⟨
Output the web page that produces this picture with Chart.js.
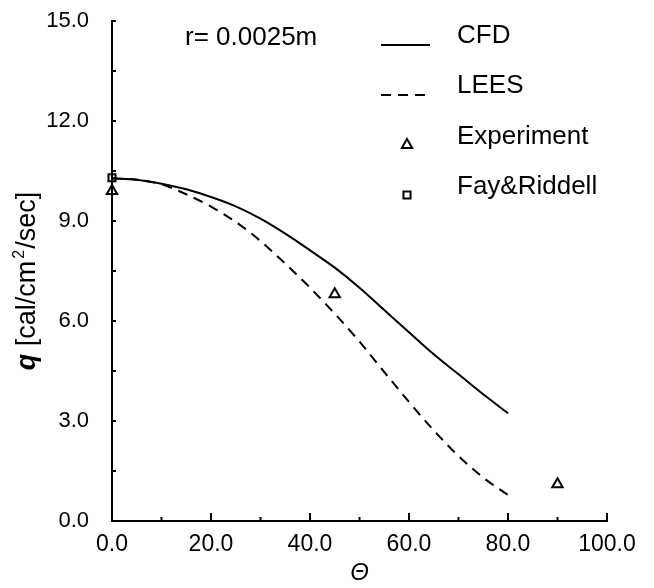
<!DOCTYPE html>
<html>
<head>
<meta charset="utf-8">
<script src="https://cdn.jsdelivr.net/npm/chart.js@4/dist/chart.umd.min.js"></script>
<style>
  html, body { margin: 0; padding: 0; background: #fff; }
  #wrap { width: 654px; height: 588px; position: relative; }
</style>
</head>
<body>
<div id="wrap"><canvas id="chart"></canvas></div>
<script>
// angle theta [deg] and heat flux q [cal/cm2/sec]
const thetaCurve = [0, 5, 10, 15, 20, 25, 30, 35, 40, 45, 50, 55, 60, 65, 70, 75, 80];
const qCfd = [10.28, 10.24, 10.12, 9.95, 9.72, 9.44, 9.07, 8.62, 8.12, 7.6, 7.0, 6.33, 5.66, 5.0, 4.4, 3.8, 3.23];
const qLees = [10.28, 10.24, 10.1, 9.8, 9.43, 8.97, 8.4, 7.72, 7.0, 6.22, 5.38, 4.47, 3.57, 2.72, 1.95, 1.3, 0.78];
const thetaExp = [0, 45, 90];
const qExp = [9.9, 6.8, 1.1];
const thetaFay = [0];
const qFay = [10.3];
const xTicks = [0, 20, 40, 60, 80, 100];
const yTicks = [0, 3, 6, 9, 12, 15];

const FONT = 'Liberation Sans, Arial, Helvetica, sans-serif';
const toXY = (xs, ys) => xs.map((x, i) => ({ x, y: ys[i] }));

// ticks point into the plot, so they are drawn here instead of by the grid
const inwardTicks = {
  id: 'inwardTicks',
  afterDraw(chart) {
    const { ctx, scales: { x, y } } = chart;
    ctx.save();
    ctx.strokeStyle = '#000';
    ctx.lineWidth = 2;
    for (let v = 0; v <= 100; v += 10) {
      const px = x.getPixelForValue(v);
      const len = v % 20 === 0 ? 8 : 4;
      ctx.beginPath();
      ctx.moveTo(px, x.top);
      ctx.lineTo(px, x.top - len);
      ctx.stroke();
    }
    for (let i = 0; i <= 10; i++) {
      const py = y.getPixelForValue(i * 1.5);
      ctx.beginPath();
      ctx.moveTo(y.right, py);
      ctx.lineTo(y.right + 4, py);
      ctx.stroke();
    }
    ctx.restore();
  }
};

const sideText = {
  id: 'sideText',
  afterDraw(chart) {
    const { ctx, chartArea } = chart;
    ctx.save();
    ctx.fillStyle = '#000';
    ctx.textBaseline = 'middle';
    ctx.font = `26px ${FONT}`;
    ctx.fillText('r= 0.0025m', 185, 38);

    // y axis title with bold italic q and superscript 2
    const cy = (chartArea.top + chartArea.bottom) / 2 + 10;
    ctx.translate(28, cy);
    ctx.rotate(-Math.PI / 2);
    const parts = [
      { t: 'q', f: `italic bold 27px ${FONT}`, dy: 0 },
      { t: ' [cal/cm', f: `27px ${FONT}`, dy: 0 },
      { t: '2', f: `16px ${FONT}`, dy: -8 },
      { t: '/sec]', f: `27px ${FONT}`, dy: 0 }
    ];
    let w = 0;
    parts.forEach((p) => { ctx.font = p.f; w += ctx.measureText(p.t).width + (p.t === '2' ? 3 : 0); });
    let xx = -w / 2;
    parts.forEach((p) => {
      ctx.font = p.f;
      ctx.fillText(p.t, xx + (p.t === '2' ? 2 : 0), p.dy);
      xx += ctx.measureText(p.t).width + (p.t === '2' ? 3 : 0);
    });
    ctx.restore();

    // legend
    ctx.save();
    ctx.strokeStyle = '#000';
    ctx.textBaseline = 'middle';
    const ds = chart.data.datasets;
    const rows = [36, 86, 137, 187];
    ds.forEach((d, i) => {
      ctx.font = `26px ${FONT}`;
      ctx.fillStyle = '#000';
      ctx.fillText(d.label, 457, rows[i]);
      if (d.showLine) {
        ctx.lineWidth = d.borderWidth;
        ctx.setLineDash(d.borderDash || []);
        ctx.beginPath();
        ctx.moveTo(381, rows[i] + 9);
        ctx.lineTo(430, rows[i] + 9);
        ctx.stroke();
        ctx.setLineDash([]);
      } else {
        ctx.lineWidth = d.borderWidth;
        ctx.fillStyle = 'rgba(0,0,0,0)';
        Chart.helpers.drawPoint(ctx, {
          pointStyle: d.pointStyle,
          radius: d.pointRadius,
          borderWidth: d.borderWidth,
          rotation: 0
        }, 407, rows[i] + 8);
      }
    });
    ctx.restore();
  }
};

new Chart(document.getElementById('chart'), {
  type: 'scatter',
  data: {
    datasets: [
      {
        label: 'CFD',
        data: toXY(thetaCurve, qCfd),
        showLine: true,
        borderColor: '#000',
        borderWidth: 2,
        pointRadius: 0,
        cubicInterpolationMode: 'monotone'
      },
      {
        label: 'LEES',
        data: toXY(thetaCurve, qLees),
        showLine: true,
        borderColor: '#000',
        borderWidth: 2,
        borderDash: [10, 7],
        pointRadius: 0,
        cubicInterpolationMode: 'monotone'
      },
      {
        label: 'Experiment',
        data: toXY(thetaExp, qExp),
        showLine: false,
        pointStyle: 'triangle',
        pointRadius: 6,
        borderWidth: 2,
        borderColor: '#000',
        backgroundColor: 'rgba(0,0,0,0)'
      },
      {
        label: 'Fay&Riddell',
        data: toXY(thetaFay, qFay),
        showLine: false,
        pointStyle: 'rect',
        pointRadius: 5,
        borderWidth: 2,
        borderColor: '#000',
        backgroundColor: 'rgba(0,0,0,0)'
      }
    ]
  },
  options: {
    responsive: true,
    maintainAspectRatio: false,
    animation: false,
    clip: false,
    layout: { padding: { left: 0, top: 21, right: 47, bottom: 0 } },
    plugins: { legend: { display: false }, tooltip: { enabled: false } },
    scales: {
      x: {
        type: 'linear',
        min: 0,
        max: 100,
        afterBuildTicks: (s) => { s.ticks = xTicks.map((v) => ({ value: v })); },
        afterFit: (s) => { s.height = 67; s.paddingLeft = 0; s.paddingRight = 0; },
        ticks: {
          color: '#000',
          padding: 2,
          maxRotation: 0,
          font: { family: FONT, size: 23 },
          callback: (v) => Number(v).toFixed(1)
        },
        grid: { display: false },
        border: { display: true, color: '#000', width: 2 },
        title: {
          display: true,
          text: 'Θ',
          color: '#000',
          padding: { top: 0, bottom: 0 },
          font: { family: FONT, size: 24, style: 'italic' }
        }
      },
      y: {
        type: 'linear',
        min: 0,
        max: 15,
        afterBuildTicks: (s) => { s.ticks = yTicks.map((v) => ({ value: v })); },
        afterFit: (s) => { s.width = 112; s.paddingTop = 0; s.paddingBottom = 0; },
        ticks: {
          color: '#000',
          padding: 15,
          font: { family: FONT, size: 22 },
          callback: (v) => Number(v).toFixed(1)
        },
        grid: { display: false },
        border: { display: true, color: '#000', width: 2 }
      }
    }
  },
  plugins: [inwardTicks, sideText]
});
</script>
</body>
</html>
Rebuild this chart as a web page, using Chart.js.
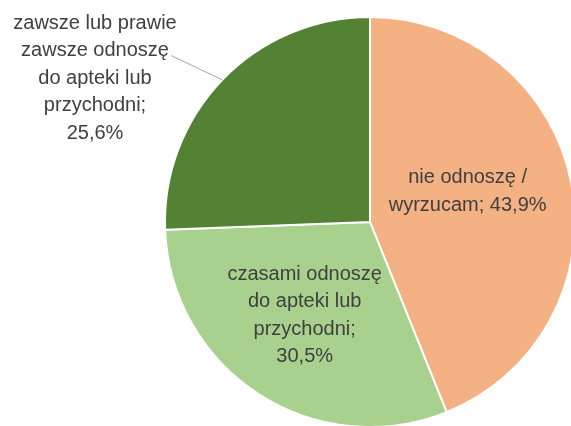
⟩
**Exercise brief**
Each line from the top of the material through the line containing "const toXY = (xs, ys)" should be reproduced exactly; please drop any images.

**Response**
Output the web page that produces this picture with Chart.js.
<!DOCTYPE html>
<html>
<head>
<meta charset="utf-8">
<script src="https://cdn.jsdelivr.net/npm/chart.js@4/dist/chart.umd.min.js"></script>
<style>
  html, body { margin: 0; padding: 0; background: #fff; }
  #wrap { width: 654px; height: 588px; position: relative; }
</style>
</head>
<body>
<div id="wrap"><canvas id="chart"></canvas></div>
<script>
// angle theta [deg] and heat flux q [cal/cm2/sec]
const thetaCurve = [0, 5, 10, 15, 20, 25, 30, 35, 40, 45, 50, 55, 60, 65, 70, 75, 80];
const qCfd = [10.28, 10.24, 10.12, 9.95, 9.72, 9.44, 9.07, 8.62, 8.12, 7.6, 7.0, 6.33, 5.66, 5.0, 4.4, 3.8, 3.23];
const qLees = [10.28, 10.24, 10.1, 9.8, 9.43, 8.97, 8.4, 7.72, 7.0, 6.22, 5.38, 4.47, 3.57, 2.72, 1.95, 1.3, 0.78];
const thetaExp = [0, 45, 90];
const qExp = [9.9, 6.8, 1.1];
const thetaFay = [0];
const qFay = [10.3];
const xTicks = [0, 20, 40, 60, 80, 100];
const yTicks = [0, 3, 6, 9, 12, 15];

const FONT = 'Liberation Sans, Arial, Helvetica, sans-serif';
const toXY = (xs, ys) => xs.map((x, i) => ({ x, y: ys[i] }));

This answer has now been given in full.